When this happens, I feel irritable, angry and sad. I become unpleasant and short with my husband. And my world turns colorless and joyless in spite of all the wonderful blessings I have in my life (and the fact that I know it.)
One day as I was holding my baby — rocking her to sleep and seeing her face resembling so much of my own as a baby — a realization came to me:
I have TWO babies to take care of. One is her and one is my own inner child.
My inner child has been crying out to me that it needs my immediate attention and loving care. But I’ve been ignoring her, overriding her needs, and soldiering on…
Even though I’ve been practicing self-love for years — which was instrumental in helping me heal my PMS — the challenges of motherhood remind me that I need to strengthen and deepen this practice.
I need to be kinder, gentler, and more loving to my inner child, just as I am to Avery. The simple truth is that if my inner baby is not happy, I’ll not be able to enjoy the blessings in my life, and I’ll not be able to give my best to the ones I love.

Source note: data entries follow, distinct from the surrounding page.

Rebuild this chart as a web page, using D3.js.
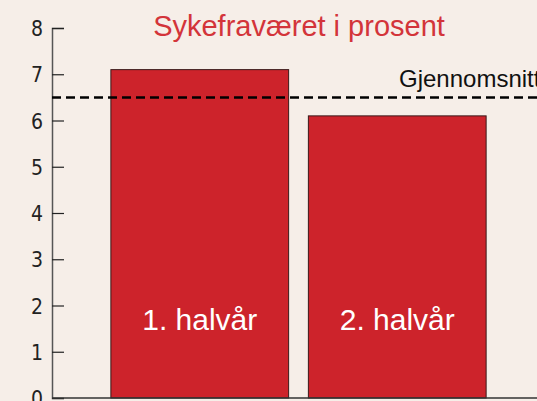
<!DOCTYPE html>
<html>
<head>
<meta charset="utf-8">
<script src="https://cdn.jsdelivr.net/npm/d3@7"></script>
<style>
  html, body { margin: 0; padding: 0; background: #f6eee8; overflow: hidden; }
  svg { display: block; }
</style>
</head>
<body>
<svg id="chart"></svg>
<script>
// Chart data
const categories = ["1. halvår", "2. halvår"];
const values = [7.1, 6.1];
const average = 6.5;
const yTicks = [0, 1, 2, 3, 4, 5, 6, 7, 8];

const width = 537;
const height = 401;

const svg = d3
  .select("#chart")
  .attr("width", width)
  .attr("height", height);

svg.append("rect")
  .attr("width", width)
  .attr("height", height)
  .attr("fill", "#f6eee8");

// Scales
const x = d3
  .scaleBand()
  .domain(categories)
  .range([101, 496])
  .paddingInner(0.1)
  .paddingOuter(0.05);

const y = d3.scaleLinear().domain([0, 8]).range([398, 28]);

const axisX = 52;

// Bars
svg
  .selectAll(".bar")
  .data(values)
  .enter()
  .append("rect")
  .attr("class", "bar")
  .attr("x", (d, i) => x(categories[i]))
  .attr("y", (d) => y(d))
  .attr("width", x.bandwidth())
  .attr("height", (d) => y(0) - y(d))
  .attr("fill", "#cd232b")
  .attr("stroke", "#3a1a1a")
  .attr("stroke-width", 1);

// Bar labels
svg
  .selectAll(".bar-label")
  .data(categories)
  .enter()
  .append("text")
  .attr("class", "bar-label")
  .attr("x", (d) => x(d) + x.bandwidth() / 2)
  .attr("y", 330)
  .attr("text-anchor", "middle")
  .attr("fill", "#ffffff")
  .attr("font-family", "Liberation Sans, Arial, sans-serif")
  .attr("font-size", "30px")
  .text((d) => d);

// Y axis
const yAxis = svg
  .append("g")
  .attr("transform", `translate(${axisX},0)`)
  .call(
    d3.axisRight(y)
      .tickValues(yTicks)
      .tickSize(12)
      .tickFormat(d3.format("d"))
  );
yAxis.select(".domain").attr("stroke", "#555").attr("stroke-width", 1.5);
yAxis.selectAll(".tick line").attr("stroke", "#222").attr("stroke-width", 1.2);
yAxis
  .selectAll(".tick text")
  .attr("x", -9)
  .attr("dy", "0.36em")
  .attr("text-anchor", "end")
  .attr("fill", "#222")
  .style("font-family", "'DejaVu Sans Condensed', 'DejaVu Sans', sans-serif")
  .style("font-stretch", "condensed")
  .style("font-size", "21px");

// Baseline
svg
  .append("line")
  .attr("x1", axisX)
  .attr("x2", width)
  .attr("y1", y(0))
  .attr("y2", y(0))
  .attr("stroke", "#333")
  .attr("stroke-width", 1.5);

// Average line
svg
  .append("line")
  .attr("x1", axisX)
  .attr("x2", width)
  .attr("y1", y(average))
  .attr("y2", y(average))
  .attr("stroke", "#000")
  .attr("stroke-width", 2.5)
  .attr("stroke-dasharray", "9,5");

svg
  .append("text")
  .attr("x", 399)
  .attr("y", 87)
  .attr("fill", "#111")
  .attr("font-family", "Liberation Sans, Arial, sans-serif")
  .attr("font-size", "24px")
  .text("Gjennomsnitt");

// Title
svg
  .append("text")
  .attr("x", 299)
  .attr("y", 36)
  .attr("text-anchor", "middle")
  .attr("fill", "#d3343a")
  .attr("font-family", "Liberation Sans, Arial, sans-serif")
  .attr("font-size", "29px")
  .text("Sykefraværet i prosent");
</script>
</body>
</html>
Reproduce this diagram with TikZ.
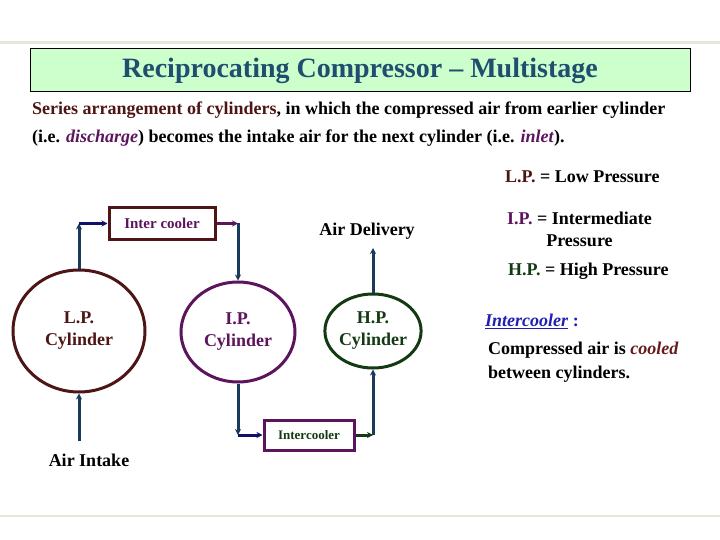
\documentclass[tikz,border=0pt]{standalone}
\usepackage{fontspec}
\setmainfont{Liberation Serif}
\usetikzlibrary{shapes.geometric,arrows.meta}
\definecolor{titlegreen}{HTML}{CCFFCC}
\definecolor{titleblue}{HTML}{1F4E6E}
\definecolor{maroon}{HTML}{4D1515}
\definecolor{plum}{HTML}{5C145C}
\definecolor{dgreen}{HTML}{143A14}
\definecolor{navy}{HTML}{1A3A5C}
\definecolor{dnavy}{HTML}{10106A}
\definecolor{rulegray}{HTML}{E6E6DC}
\definecolor{linkblue}{HTML}{2020B0}
\definecolor{cooledred}{HTML}{661A1A}
\begin{document}
\begin{tikzpicture}[x=1pt,y=-1pt,
  every node/.style={font=\bfseries},
  cyl/.style={ellipse, draw, line width=3pt, inner sep=0pt, align=center, font=\fontsize{18}{22}\selectfont\bfseries},
  icbox/.style={draw, line width=3pt, inner sep=0pt},
  flow/.style={line width=3pt, -{Stealth[length=6pt,width=6pt]}},
  bodytext/.style={anchor=west, inner sep=0pt, font=\fontsize{18}{22}\selectfont\bfseries}]
\useasboundingbox (0,0) rectangle (720,540);
\fill[rulegray] (0,41.5) rectangle (720,44);
\fill[rulegray] (0,514.5) rectangle (720,517);
\node[draw, line width=1pt, fill=titlegreen, minimum width=660pt, minimum height=43pt, anchor=north west, inner sep=0pt] (titlebox) at (30,48) {};
\node[text=titleblue, font=\fontsize{28}{32}\selectfont\bfseries] (title) at (360,71) {Reciprocating Compressor – Multistage};
\node[bodytext] (line1) at (32,110) {\textcolor{maroon}{Series arrangement of cylinders}, in which the compressed air from earlier cylinder};
\node[bodytext] (line2) at (32,138) {(i.e. \textcolor{plum}{\textit{discharge}}) becomes the intake air for the next cylinder (i.e. \textcolor{plum}{\textit{inlet}}).};
% legend
\node[bodytext] (lpdef) at (505,177) {\textcolor{maroon}{L.P.} = Low Pressure};
\node[bodytext, anchor=north west, align=center] (ipdef) at (507,212) {\textcolor{plum}{I.P.} = Intermediate\\Pressure};
\node[bodytext] (hpdef) at (508,271) {\textcolor{dgreen}{H.P.} = High Pressure};
\node[bodytext, text=linkblue] (icdef) at (485,321) {\underline{\textit{Intercooler}} :};
\node[bodytext, anchor=north west, align=left, font=\fontsize{18}{24}\selectfont\bfseries] (icexp) at (488,342) {Compressed air is \textcolor{cooledred}{\textit{cooled}}\\between cylinders.};
% cylinders
\node[cyl, draw=maroon, text=maroon, minimum width=132pt, minimum height=122pt] (lp) at (79,331) {L.P.\\Cylinder};
\node[cyl, draw=plum, text=plum, minimum width=114pt, minimum height=100pt] (ip) at (238,332) {I.P.\\Cylinder};
\node[cyl, draw=dgreen, text=dgreen, minimum width=84pt, minimum height=74pt] (hp) at (373,331) {H.P.\\Cylinder};
% intercoolers
\node[icbox, draw=maroon, text=plum, minimum width=106pt, minimum height=31pt, font=\fontsize{15}{17}\selectfont\bfseries] (ic1) at (162,223.5) {Inter cooler};
\node[icbox, draw=plum, text=dgreen, minimum width=90pt, minimum height=30pt, font=\fontsize{13}{15}\selectfont\bfseries] (ic2) at (309,435) {Intercooler};
% labels
\node[font=\fontsize{18}{22}\selectfont\bfseries] (airdel) at (367,231) {Air Delivery};
\node[font=\fontsize{18}{22}\selectfont\bfseries] (airin) at (89,460) {Air Intake};
% coordinates
\coordinate (c1) at (79,223.5);
\coordinate (c2) at (238,223.5);
\coordinate (c3) at (238,435);
\coordinate (c4) at (373,435);
\coordinate (delend) at (373,248);
\coordinate (inend) at (79,441);
% flows
\draw[flow, navy] (lp.north) -- (c1);
\draw[flow, dnavy] (c1) -- (ic1.west);
\draw[flow, plum] (ic1.east) -- (c2);
\draw[flow, navy] (c2) -- (ip.north);
\draw[flow, navy] (ip.south) -- (c3);
\draw[flow, dnavy] (c3) -- (ic2.west);
\draw[flow, dgreen] (ic2.east) -- (c4);
\draw[flow, navy] (c4) -- (hp.south);
\draw[flow, navy] (hp.north) -- (delend);
\draw[flow, navy] (inend) -- (lp.south);
\end{tikzpicture}
\end{document}
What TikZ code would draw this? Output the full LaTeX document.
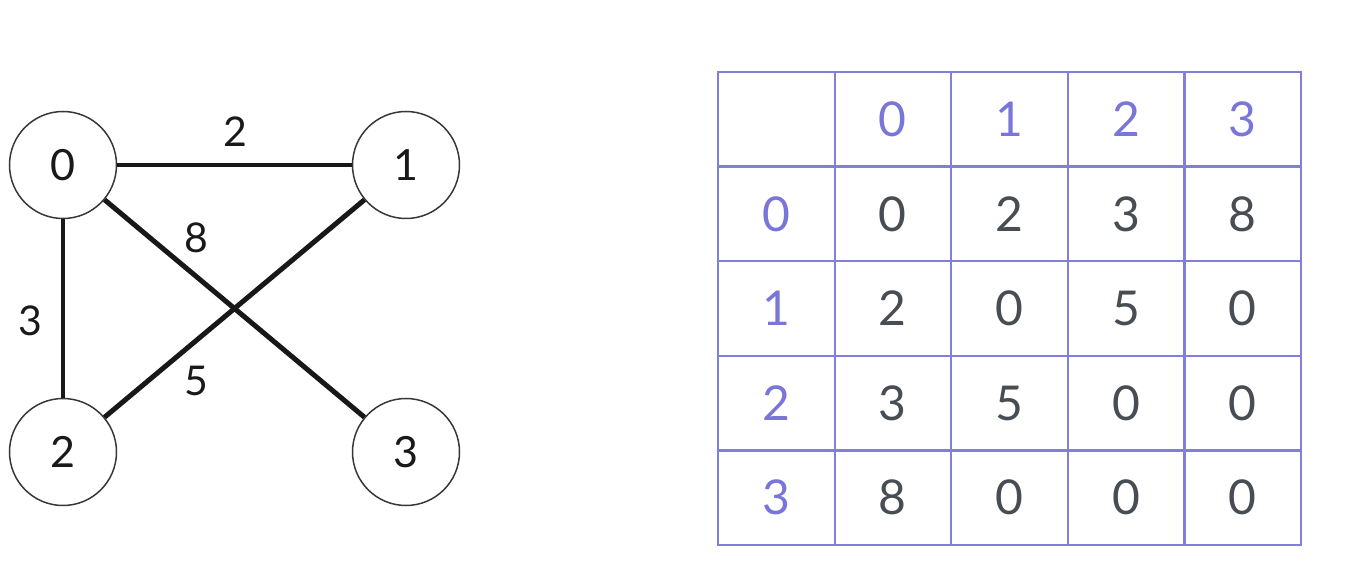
\documentclass[tikz,border=0pt]{standalone}
\usepackage{fontspec}
\setmainfont{Lato}
\definecolor{gridc}{RGB}{130,126,220}
\definecolor{headc}{RGB}{122,118,216}
\definecolor{numc}{RGB}{72,77,84}
\definecolor{edgec}{RGB}{24,24,24}
\definecolor{ringc}{RGB}{55,55,55}
\tikzset{
  vertex/.style={circle, draw=ringc, line width=1.5pt, minimum size=107pt, inner sep=0pt, fill=white, text=black!90, font=\fontsize{43}{43}\selectfont},
  edge/.style={draw=edgec, line width=4.5pt},
  wlabel/.style={text=black!90, font=\fontsize{41}{41}\selectfont, inner sep=0pt},
  cell/.style={rectangle, draw=gridc, line width=2.2pt, minimum width=116.6pt, minimum height=94.6pt, inner sep=0pt, font=\fontsize{48}{48}\selectfont},
  headcell/.style={cell, text=headc},
  numcell/.style={cell, text=numc}
}
\begin{document}
\begin{tikzpicture}[x=1pt,y=-1pt]
\useasboundingbox (0,0) rectangle (1360,577);
% graph
\node[vertex] (v0) at (63,165) {0};
\node[vertex] (v1) at (406,165) {1};
\node[vertex] (v2) at (63,452) {2};
\node[vertex] (v3) at (406,452) {3};
\draw[edge] (v0) -- (v1);
\draw[edge, line width=3.5pt] (v0) -- (v2);
\draw[edge, line width=5pt] (v0) -- (v3);
\draw[edge, line width=5pt] (v1) -- (v2);
\node[wlabel] (w01) at (235,132) {2};
\node[wlabel] (w03) at (196,238) {8};
\node[wlabel] (w02) at (30,321) {3};
\node[wlabel] (w12) at (196,381) {5};
% table
\def\cx#1{718+116.6*#1+58.3}
\def\cy#1{72+94.6*#1+47.3}
\node[cell] (c00) at ({\cx{0}},{\cy{0}}) {};
\foreach \j/\t in {1/0,2/1,3/2,4/3} {
  \node[headcell] (c0\j) at ({\cx{\j}},{\cy{0}}) {\t};
  \node[headcell] (c\j0) at ({\cx{0}},{\cy{\j}}) {\t};
}
\foreach \r/\vals in {1/{0,2,3,8},2/{2,0,5,0},3/{3,5,0,0},4/{8,0,0,0}} {
  \foreach \v [count=\c] in \vals {
    \node[numcell] (c\r\c) at ({\cx{\c}},{\cy{\r}}) {\v};
  }
}
\end{tikzpicture}
\end{document}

In her awesome book, The Gifts of Perfectionism, Let Go of Who You Think You’re Supposed to Be and Embrace Who You Are, Brene Brown presents an insightful discussion on self-love and its connection to our own sense of worthiness.
She states that we can’t really love anyone more than we love ourselves, and that we love ourselves as much as we believe we’re worthy. Love, especially toward ourselves, is not a feeling, but a daily practice.
Yes indeed. Letting go of the need to please, perform, seek approval and be perfect is not an option. Neither is the need to practice loving kindness to myself. It’s a priority. Every single day.
How about you? How are you treating your inner child? Is she happy? How do you practice self-love on a daily basis? I’d love to hear your thoughts and experiences so we can all learn from one another.
Let’s grow more love in our lives. And let’s tell ourselves, “We are enough, just the way we are.”